Le gustaba volver sobre lo escrito, corregía y volvía a corregir sus poemas ya editados “una palabra corrige al mundo, una coma de más molesta al cielo” pero por sobre todas las cosas le gustaba, amparada en su bucólica timidez, trasmutarse en nadie.
Indudable en el soneto y en general en las formas tradicionales, Amelia Biagioni desplegó durante algún tiempo un cortés subjetivismo nostálgico, pero después, presurosa, lúcida y afinadísima en “la música vidente”, se lanzó definitiva hacia una indagación metafísica y se adueñó de una sintaxis vertiginosa, insinuante y quebrada.
“Y a extremas veces/mientras sobrecavándome/descubro al fondo mi/fulgor inmóvil ojo/de cerradura inmemorial, /soy avellave en el cenit/ejerciendo/mi remolino.”
La obra de Biagioni se gesta en “un lugar de desajuste”, con una lucidez que desdeña cualquier elemental aclaración, la obra de Biagioni sumida en el mundo que la rodeaba, no necesita explicaciones literales. “Señor del fiat/ sálveme/ soy culpable pero inocente. /Me persiguen fusiles/ porque amé demasiado por un lado/ y nada por el otro. Lléveme a una embajada /por el mayor favor. /¿De qué color? /Una embajada blanca. /No le gusta una negra?”
Como escribió Nicolás Rosa, “si la poesía es un no-saber, y yo creo que lo sea en contra de una venerable tradición que la vincula al conocimiento o a la sabiduría, es un no-saber en acto, en acto que fracasa. Es ese no sé qué decir, o ese no quiero saber nada de eso que yugula el nudo de las significaciones y deriva en los restos de un naufragio del sentido.” Es precisamente ese naufragio el botín más preciado en su poética y el ritual que, con decoro silencioso e insolencia por lo establecido, Biagioni ofrendaba cada día, “Señor, mi tiempo da lobos y hombres/que no comprenden las estrellas. (...) Este es el negro valle de la guerra. / Sólo de muertos es su crónica. / De sus violentos huesos no me arranques. Tus jueces siguen en la tierra. / Abro un lienzo de estrellas.

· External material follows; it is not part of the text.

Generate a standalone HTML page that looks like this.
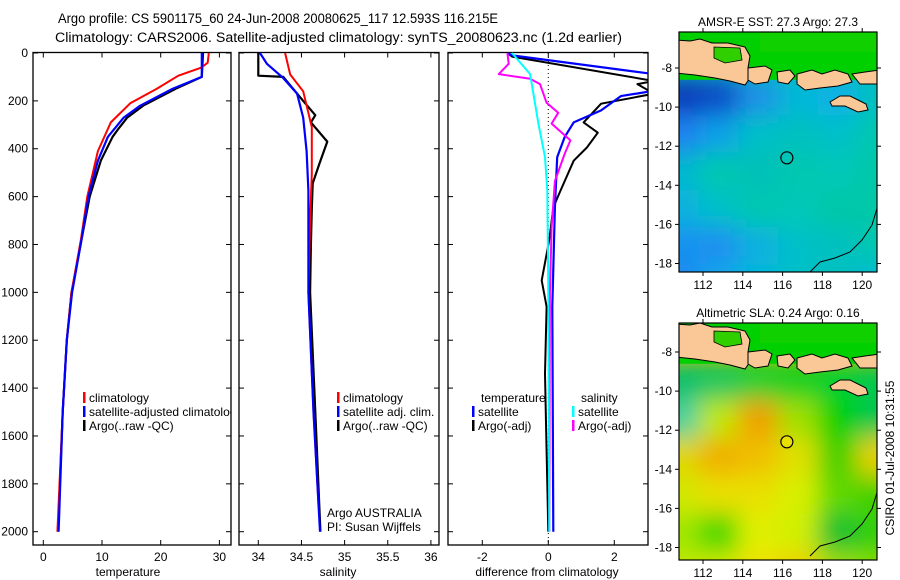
<!DOCTYPE html>
<html><head><meta charset="utf-8"><style>
html,body{margin:0;padding:0;background:#fff;}
svg{display:block;font-family:"Liberation Sans",sans-serif;}
text{font-size:12px;fill:#000;}
</style></head><body>
<svg id="fig" width="900" height="580" viewBox="0 0 900 580">
<defs>
<clipPath id="c1"><rect x="33" y="52.5" width="198" height="492.5"/></clipPath>
<clipPath id="c2"><rect x="239" y="52.5" width="200" height="492.5"/></clipPath>
<clipPath id="c3"><rect x="448" y="52.5" width="200" height="492.5"/></clipPath>
<clipPath id="cm1"><rect x="679" y="32" width="198" height="240"/></clipPath>
<clipPath id="cm2"><rect x="679" y="323" width="198" height="237"/></clipPath>
<filter id="blur" x="-10%" y="-10%" width="120%" height="120%"><feGaussianBlur stdDeviation="12"/></filter>
</defs>
<text x="58" y="23" textLength="440" lengthAdjust="spacingAndGlyphs" style="font-size:13.5px">Argo profile: CS 5901175_60 24-Jun-2008 20080625_117 12.593S 116.215E</text>
<text x="55" y="42" textLength="567" lengthAdjust="spacingAndGlyphs" style="font-size:13.5px">Climatology: CARS2006. Satellite-adjusted climatology: synTS_20080623.nc (1.2d earlier)</text>
<g id="g"></g>
</svg>
<script>
// ---- data ----
const tempClimDepth=[0,40,60,95,150,210,290,410,600,780,1000,1200,1500,2000];
const tempClim=[28.2,28,27,23,19.3,14.8,11.5,9.3,7.5,6.4,4.8,4.0,3.3,2.4];
const tempSatDepth=[0,100,150,220,270,350,450,600,780,1000,1200,1500,2000];
const tempSat=[27.0,27.0,22,16.5,13.7,11,9.3,7.7,6.5,4.9,4.0,3.3,2.6];
const tempArgoDepth=[0,100,150,220,270,320,350,450,600,780,1000,1200,1500,2000];
const tempArgo=[27.2,27.0,22.5,17,14.3,12.7,11.8,9.8,7.9,6.5,4.8,4.0,3.3,2.5];
const salClimDepth=[0,90,160,310,505,700,1000,1500,1900];
const salClim=[34.31,34.37,34.52,34.62,34.62,34.6,34.58,34.64,34.7];
const salSatDepth=[0,45,105,170,270,410,575,800,1000,1500,2000];
const salSat=[34.02,34.1,34.29,34.45,34.52,34.56,34.58,34.58,34.58,34.64,34.715];
const salArgoDepth=[0,95,100,200,260,290,370,460,545,650,800,1000,1500,2000];
const salArgo=[34.0,34.0,34.29,34.52,34.66,34.61,34.8,34.71,34.63,34.62,34.61,34.6,34.66,34.72];
const dTSatDepth=[0,10,88,158,180,240,290,350,435,645,1060,2000];
const dTSat=[-1.24,-1.1,3.2,3.2,2.2,1.6,0.77,0.5,0.27,0.2,0.12,0.15];
const dTArgoDepth=[0,15,117,130,170,212,290,333,395,450,575,645,780,950,1060,1340,1545,2000];
const dTArgo=[-1.24,-1.1,3.2,2.7,3.2,1.6,1.07,1.5,1.17,0.77,0.37,0.15,0.03,-0.2,-0.05,-0.1,-0.07,0.0];
const dSSatDepth=[0,88,170,295,435,575,1000,2000];
const dSSat=[-1.1,-0.55,-0.45,-0.3,-0.1,-0.03,0,0.03];
const dSArgoDepth=[0,45,88,108,130,208,250,295,365,420,535,730,1000,2000];
const dSArgo=[-1.24,-1.2,-1.5,-0.55,-0.25,-0.05,0.3,0.1,0.67,0.5,0.2,0.1,0.05,0.03];
const depthTicks=[0,200,400,600,800,1000,1200,1400,1600,1800,2000];
const tempTicks=[0,10,20,30];
const salTicks=[34,34.5,35,35.5,36];
const diffTicks=[-2,0,2];
const lonTicks=[112,114,116,118,120];
const latTicks=[-8,-10,-12,-14,-16,-18];
const sstGrid=[
["#0838b8","#1048c8","#1a90e8","#00b8d8","#10b0e8","#00c0c0"],
["#1a80f0","#10a0e8","#00c0c8","#00c0c0","#00c0c8","#00c8b0"],
["#00b8d0","#00c8b0","#00c0b8","#00c8b0","#00c8b8","#00c8a8"],
["#10b0e0","#00c0c8","#00c8b0","#00c8b8","#00c8a8","#00c8a8"],
["#1890f0","#1a90f0","#10b0e0","#00c0c8","#00c0c0","#00c8b0"],
["#1a88f0","#10a8e8","#00b8d8","#00c0c8","#00c0c0","#00b8d8"]];
const slaGrid=[
["#00c070","#00c860","#00d030","#00d020","#00d030","#00c850"],
["#40d0a0","#c0e800","#f0a000","#a0e000","#00d000","#00c850"],
["#e0d800","#f0b000","#f0c000","#e0e000","#40d000","#e8d000"],
["#d0e800","#e8e000","#e8e000","#d8f000","#60d800","#40d000"],
["#a0e800","#40d800","#e0f000","#d0f000","#10c030","#30d000"],
["#c0e800","#d0e800","#f0e000","#f0d000","#a0e000","#80e000"]];
// ---- helpers ----
const NS="http://www.w3.org/2000/svg";
const G=document.getElementById('g');
function el(tag,attrs,parent,txt){const e=document.createElementNS(NS,tag);for(const k in attrs)e.setAttribute(k,attrs[k]);if(txt!==undefined)e.textContent=txt;(parent||G).appendChild(e);return e;}
const Y0=53, PXD=478.7/2000;
function yD(d){return Y0+d*PXD;}
const panels=[
 {x0:33,x1:231,clip:'c1',sx:v=>43.3+v*5.87,ticks:tempTicks,label:'temperature',lx:128,name:'temperature'},
 {x0:239,x1:439,clip:'c2',sx:v=>258.3+(v-34)*86.3,ticks:salTicks,label:'salinity',lx:338,name:'salinity'},
 {x0:448,x1:648,clip:'c3',sx:v=>548.3+v*33,ticks:diffTicks,label:'difference from climatology',lx:547,name:'difference'}];
panels.forEach((p,i)=>{
 const r=el('rect',{x:p.x0,y:52.5,width:p.x1-p.x0,height:492.5,fill:'none',stroke:'#000','stroke-width':1.3});
 
 
 p.ticks.forEach(t=>{const x=p.sx(t);
  el('line',{x1:x,x2:x,y1:545,y2:540,stroke:'#000'});el('line',{x1:x,x2:x,y1:52.5,y2:57.5,stroke:'#000'});
  const tl=el('text',{x:x,y:561,'text-anchor':'middle'},G,String(t));
  
  });
 depthTicks.forEach(d=>{const y=yD(d);
  el('line',{x1:p.x0,x2:p.x0+5,y1:y,y2:y,stroke:'#000'});el('line',{x1:p.x1,x2:p.x1-5,y1:y,y2:y,stroke:'#000'});
  if(i===0){const tl=el('text',{x:28,y:y+4,'text-anchor':'end'},G,String(d));
   
   }});
 const al=el('text',{x:p.lx,y:576,'text-anchor':'middle'},G,p.label);
 
 
});
const zl=el('line',{x1:548.3,x2:548.3,y1:53,y2:545,stroke:'#000','stroke-dasharray':'1,3'});


function series(p,depths,vals,color,name,w){
 const pts=depths.map((d,k)=>p.sx(vals[k]).toFixed(1)+','+yD(d).toFixed(1)).join(' ');
 const pl=el('polyline',{points:pts,fill:'none',stroke:color,'stroke-width':w||2,'clip-path':'url(#'+p.clip+')','stroke-linejoin':'round'});
 
 
}
series(panels[0],tempArgoDepth,tempArgo,'#000','temp-argo-line',2.2);
series(panels[0],tempClimDepth,tempClim,'#f00','temp-climatology-line',2);
series(panels[0],tempSatDepth,tempSat,'#00f','temp-satellite-line',2.2);
series(panels[1],salArgoDepth,salArgo,'#000','sal-argo-line',2.2);
series(panels[1],salClimDepth,salClim,'#f00','sal-climatology-line',2);
series(panels[1],salSatDepth,salSat,'#00f','sal-satellite-line',2.2);
series(panels[2],dTArgoDepth,dTArgo,'#000','diff-temp-argo-line',2);
series(panels[2],dTSatDepth,dTSat,'#00f','diff-temp-satellite-line',2.2);
series(panels[2],dSArgoDepth,dSArgo,'#f0f','diff-sal-argo-line',2);
series(panels[2],dSSatDepth,dSSat,'#0ff','diff-sal-satellite-line',2);
function legend(x,y,color,label,name){
 if(color){const m=el('rect',{x:x,y:y-10,width:2.5,height:11,fill:color});
  
  }
 const t=el('text',{x:x+6,y:y},G,label);
 
 
 return t;
}
const lt=[['#f00','climatology'],['#00f','satellite-adjusted climatology'],['#000','Argo(..raw -QC)']];
lt.forEach((l,k)=>{const t=legend(83,402+k*14,l[0],l[1],'temp-legend-entry');if(k===1){t.setAttribute('clip-path','url(#c1)');}});
const ls=[['#f00','climatology'],['#00f','satellite adj. clim.'],['#000','Argo(..raw -QC)']];
ls.forEach((l,k)=>legend(337,402+k*14,l[0],l[1],'sal-legend-entry'));
legend(321,517,null,'Argo AUSTRALIA','argo-australia-note');
legend(321,531,null,'PI: Susan Wijffels','pi-note');
legend(475,402,null,'temperature','diff-legend-temperature-header');
legend(472,416,'#00f','satellite','diff-legend-temp-satellite');
legend(472,430,'#000','Argo(-adj)','diff-legend-temp-argo');
legend(575,402,null,'salinity','diff-legend-salinity-header');
legend(572,416,'#0ff','satellite','diff-legend-sal-satellite');
legend(572,430,'#f0f','Argo(-adj)','diff-legend-sal-argo');
// ---- maps ----
function map(top,bottom,latm8,grid,clip,title,name,circleFill){
 const lon=v=>703+(v-112)*19.9, lat=v=>latm8+(-8-v)*19.55;
 const g=el('g',{'clip-path':'url(#'+clip+')'});
 
 
 el('rect',{x:679,y:top,width:198,height:bottom-top,fill:grid[2][2]},g);
 const hg=el('g',{filter:'url(#blur)'},g);
 const lat0=lat(-8.5), ch=(bottom+30-lat0)/grid.length, cw=(198+40)/grid[0].length;
 grid.forEach((row,r)=>row.forEach((c,k)=>{
  const cell=el('rect',{x:659+k*cw,y:lat0+r*ch,width:cw+1,height:ch+1,fill:c},hg);
  
  }));
 const dy=latm8-68;
 el('rect',{x:679,y:top,width:198,height:lat0-top+2,fill:'#00d000'},g);
 el('rect',{x:760,y:top,width:117,height:20,fill:'#10d000'},g);
 const L='#f9c896', S='#000';
 const polys=[
  [[676,40],[690,41],[700,39],[712,43],[728,43],[745,47],[750,56],[748,68],[750,78],[745,85],[730,81],[715,78],[695,75],[676,73]],
  [[748,68],[765,66],[772,70],[768,82],[755,84],[748,80]],
  [[777,72],[790,70],[795,76],[788,84],[778,82]],
  [[797,74],[812,70],[822,74],[835,70],[848,74],[852,82],[838,86],[820,88],[805,90],[797,84]],
  [[852,74],[865,72],[880,70],[880,84],[860,84]],
  [[830,102],[840,96],[850,96],[858,100],[866,104],[868,110],[858,112],[845,106],[832,106]]];
 polys.forEach(pg=>{const pl=el('polygon',{points:pg.map(q=>q[0]+','+(q[1]+dy)).join(' '),fill:L,stroke:S,'stroke-width':1},g);
  
  });
 el('polygon',{points:[[714,47],[740,48],[742,60],[725,63],[714,58]].map(q=>q[0]+','+(q[1]+dy)).join(' '),fill:'#30d000',stroke:'#000','stroke-width':0.8},g);
 el('polyline',{points:[[878,205],[872,225],[862,240],[850,252],[835,258],[820,262],[810,272]].map(q=>q[0]+','+(q[1]+dy)).join(' '),fill:'none',stroke:'#000','stroke-width':1},g);
 const c=el('circle',{cx:lon(116.215),cy:lat(-12.593),r:6,fill:circleFill,stroke:'#000','stroke-width':1.2},g);
 
 
 el('rect',{x:679,y:top,width:198,height:bottom-top,fill:'none',stroke:'#000','stroke-width':1.2});
 lonTicks.forEach(v=>{const x=lon(v);el('line',{x1:x,x2:x,y1:bottom,y2:bottom+4,stroke:'#000'});el('line',{x1:x,x2:x,y1:top,y2:top-4,stroke:'#000'});
  const t=el('text',{x:x,y:bottom+17,'text-anchor':'middle'},G,String(v));
  
  });
 latTicks.forEach(v=>{const y=lat(v);el('line',{x1:679,x2:675,y1:y,y2:y,stroke:'#000'});el('line',{x1:877,x2:881,y1:y,y2:y,stroke:'#000'});
  const t=el('text',{x:672,y:y+4,'text-anchor':'end'},G,String(v));
  
  });
 const tt=el('text',{x:778,y:top-6,'text-anchor':'middle'},G,title);
 
 
}
map(32,272,68,sstGrid,'cm1','AMSR-E SST: 27.3 Argo: 27.3','sst','none');
map(323,560,352,slaGrid,'cm2','Altimetric SLA: 0.24 Argo: 0.16','sla','#e8e000');
const cs=el('text',{x:0,y:0,'text-anchor':'middle',transform:'translate(894,458) rotate(-90)'},G,'CSIRO 01-Jul-2008 10:31:55');


</script>
</body></html>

Soy Verónica /sobre las huellas de los tanques.”
Mucho se ha escrito (no lo suficiente) sobre el itinerario que Biagioni inicia desde lo privado para entregarse a lo sideral, ideal recordar entonces a Enrique Pezzoni, su editor de Las cacerías, un libro extraordinario, una obra maestra: “su ritual celebra el encuentro del fragmento con el todo, de la cercanía con la distancia; son las nupcias de lo irreconciliable consigo mismo. Los versos oscilan así, entre el himno y la fórmula mágica que ilumina sin cesar la creación, mostrándola inclusive en sus aspectos más feroces: a través de la muerte, todo está en marcha hacia sí mismo.”
Ahora, estas palabras completas, la dicha de este libro entre las manos, recitan en voz alta enumeraciones caóticas que encuentran un lugar en el listado de la identidad total, gracia poética que dialoga con Arlt y Macedonio maravillados de escucharse, con Bach, Villa Lobos y los pasos de los diversos que comparten aura sólo para que delire Alonso el Bueno y para que Van Gogh sea dueño de su espalda. Soberana del monólogo múltiple, Biagioni atraviesa lo oscuro “perdiendo oscuridad y siglos.”
En los soles culebras grullas sollos
no me aguarda lo negro:
la muerte no es la muerte
es un salto cromático
en la infinita metamorfosis.
La noche es sí la noche
ese pozo que pasa deletreándose
para que yo degluta
la oculta historia de la luz.
Cuando me lame con sus ojos y cabellera
me despilfarro
me ubicuo
profetizo
y traduzco los humanos poemas
todavía no escritos.
Y hay un río en la luna desde donde
aparezco y desaparezco
en todas las orillas de la tierra
capaces de croar.
Las palabras de sus poemas cubren todos los cielos, “Tengo una herida siempre verde/que reconoce el filo/del nombre oculto en la neblina”,
leer a Amelia Biagioni augura diccionarios perfectos donde la definición no tiene género ni uso, ahí dentro no hay límites, el tiempo lo marca el reloj de la espera angustiosa, arruinada por la esperanza y la voluntad, pero de golpe, esa misma espera que era todo caos, se vuelve fastuosa, planetaria, cósmica y entonces, a nadie se le pude ocurrir que esperar no sea un privilegio, un don. Las palabras de sus poemas son talismanes que brillan y estallan, como un ópalo.
Justicia poética que un libro de Amelia Biagioni llegue a la mesa de novedades de las librerías para quedarse después, sublime Amelia, muy cerca de dónde estemos.